Alternative für Deutschland (in sostanziale linea con il famigerato Gott mit uns) sostiene apertamente che il popolo tedesco sia uno specialissimo artefatto divino e che da questa evidenza debba trarsi una chiara linea di attuazione politica. Nei Paesi Bassi, il Partito per la Libertà propone di rendere effettiva l’equazione, a loro giudizio cristallina, tra cristianesimo e civiltà, e quindi di imprimere una spinta concreta alla vocazione civilizzatrice della volontà divina.
Dalle nostre parti, Salvini non bacia il Rosario per fare pubblica professione di una credenza, ma per ringraziare direttamente la Madre di Dio. Davanti a dette prese di posizione, potremmo cadere vittime di un abbaglio: l’intensificarsi del voto di matrice religiosa non implica tanto un ritorno della religione, quanto un consolidamento della leadership. Ad esempio, in Francia e Spagna, per ragioni legate alla loro storia particolare, tra i ranghi dell’ultradestra la religione gioca un ruolo assai più residuale.

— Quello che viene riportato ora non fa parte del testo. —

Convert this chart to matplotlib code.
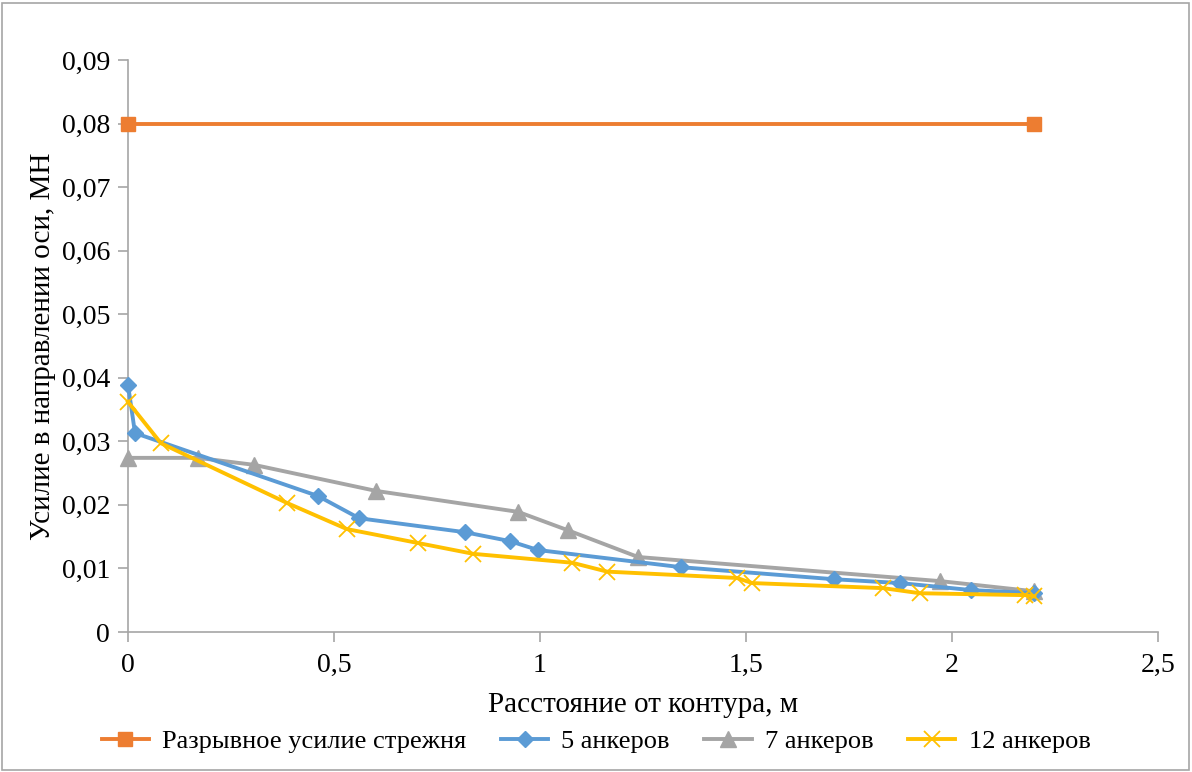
import matplotlib
matplotlib.use("Agg")
import matplotlib.pyplot as plt
from matplotlib.ticker import FuncFormatter
from matplotlib.patches import Rectangle

plt.rcParams['font.family'] = ['Liberation Serif', 'DejaVu Serif']

# data
x_limit = [0.0, 2.2]
y_limit = [0.08, 0.08]

x_5 = [0.0, 0.017, 0.461, 0.561, 0.818, 0.927, 0.995, 1.342, 1.714, 1.874, 2.046, 2.2]
y_5 = [0.0389, 0.0313, 0.0214, 0.0179, 0.0157, 0.0143, 0.0129, 0.0102, 0.0083, 0.0077, 0.0066, 0.0061]

x_7 = [0.0, 0.17, 0.306, 0.602, 0.947, 1.068, 1.238, 1.972, 2.2]
y_7 = [0.0274, 0.0274, 0.0263, 0.0222, 0.0189, 0.0160, 0.0118, 0.0080, 0.0064]

x_12 = [0.0, 0.080, 0.386, 0.531, 0.704, 0.838, 1.078, 1.163, 1.478, 1.515, 1.833, 1.922, 2.178, 2.2]
y_12 = [0.0362, 0.0297, 0.0203, 0.0162, 0.0140, 0.0123, 0.0109, 0.0095, 0.0085, 0.0077, 0.0069, 0.0061, 0.0058, 0.0056]

labels = ['Разрывное усилие стрежня', '5 анкеров', '7 анкеров', '12 анкеров']
colors = ['#ED7D31', '#5B9BD5', '#A5A5A5', '#FFC000']

fig = plt.figure(figsize=(11.92, 7.72), dpi=100)
ax = fig.add_axes([128/1192, 1 - 632/772, (1158-128)/1192, (632-60)/772])

ax.plot(x_limit, y_limit, color=colors[0], lw=2.8, marker='s', ms=9.5, label=labels[0], clip_on=False, zorder=3)
ax.plot(x_5, y_5, color=colors[1], lw=2.8, marker='D', ms=8, label=labels[1], clip_on=False, zorder=4)
ax.plot(x_7, y_7, color=colors[2], lw=2.8, marker='^', ms=11, label=labels[2], clip_on=False, zorder=3)
ax.plot(x_12, y_12, color=colors[3], lw=2.8, marker='x', ms=11, mew=1.3, label=labels[3], clip_on=False, zorder=5)

ax.set_xlim(0, 2.5)
ax.set_ylim(0, 0.09)
ax.set_xticks([0, 0.5, 1, 1.5, 2, 2.5])
ax.set_yticks([0, 0.01, 0.02, 0.03, 0.04, 0.05, 0.06, 0.07, 0.08, 0.09])

def comma_fmt(v, pos):
    if abs(v) < 1e-12:
        return '0'
    s = ('%.2f' % v).rstrip('0').rstrip('.')
    return s.replace('.', ',')

ax.xaxis.set_major_formatter(FuncFormatter(comma_fmt))
ax.yaxis.set_major_formatter(FuncFormatter(comma_fmt))

for side in ['top', 'right']:
    ax.spines[side].set_visible(False)
for side in ['left', 'bottom']:
    ax.spines[side].set_color('#A6A6A6')
    ax.spines[side].set_linewidth(1.2)
ax.tick_params(axis='both', colors='#A6A6A6', length=7, width=1.2, labelsize=20, labelcolor='black')
ax.tick_params(axis='x', pad=8)
ax.tick_params(axis='y', pad=6)

ax.set_xlabel('Расстояние от контура, м', fontsize=21, labelpad=10)
ax.set_ylabel('Усилие в направлении оси, МН', fontsize=21, labelpad=4)

fig.legend(loc='center', bbox_to_anchor=(0.5, 1 - 741/772), ncol=4, frameon=False,
           fontsize=19, handlelength=1.8, columnspacing=1.3, handletextpad=0.5)

fig.patches.append(Rectangle((2/1192, 2/772), 1 - 5/1192, 1 - 5/772, transform=fig.transFigure,
                             fill=False, edgecolor='#A6A6A6', lw=1.2))

fig.savefig('out.png', dpi=100)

Per i leader del Rassemblement National o di Vox, il richiamo insistito alla lotta al multiculturalismo o all’aborto o ai diritti Lgbt serve più per compattare l’elettorato sull’impronta decisionista della leadership che per favorire una qualche risacralizzazione della società. Tutto questo è l’avvisaglia di qualcosa che eccede il noto refrain dello “scontro tra civiltà”, cui avevamo fatta l’abitudine a partire dagli attentati dell’11 settembre 2001.
Tanto l’auto-investitura religiosa quanto l’auto-elezione ad agenti moralizzatori suggeriscono piuttosto il ritorno dell’idea di un trasferimento diretto del potere divino al leader politico – un’idea che già nel Trecento Marsilio da Padova considerava datata e che da allora gradualmente perdette di ogni credibilità. I leader non manifestano tanto la volontà di difendere un complesso valoriale – il che, sia detto con la massima chiarezza, è più che legittimo nell’ambito di una politica pluralista.
Con spavalda tracotanza, si presentano quali agenti di Dio per suo diretto mandato. In questa chiave, più che di ritorno del divino, a me pare si tratti di una delle tante mendaci spoglie dell’aspirazione dei leader all’incarico forte; l’attrattiva per un potere che sarebbe garantito loro non solo dal basso, tramite acclamazione popolare, ma anche dall’alto, in richiamo a una sempre più perscrutabile volontà divina.
E come e più che al tempo in cui i sovrani ricevevano la corona dalle mani sante del Pontefice, oggi nessun leader crede davvero che dietro al caotico intrico della storia ci sia la linea coerente del progetto divino. L’investitura sacra e la prossimità al miracolo effondono solo un poco d’incenso sulla pulsione sempre più tenace verso un esecutivo forte. Quantomeno, un tempo il contatto diretto col corpo dei Re pare avesse il potere soprannaturale di guarire dalle scrofole. Oggi, all’opposto, scatena una forte dermatite allergica, assieme a profondo imbarazzo.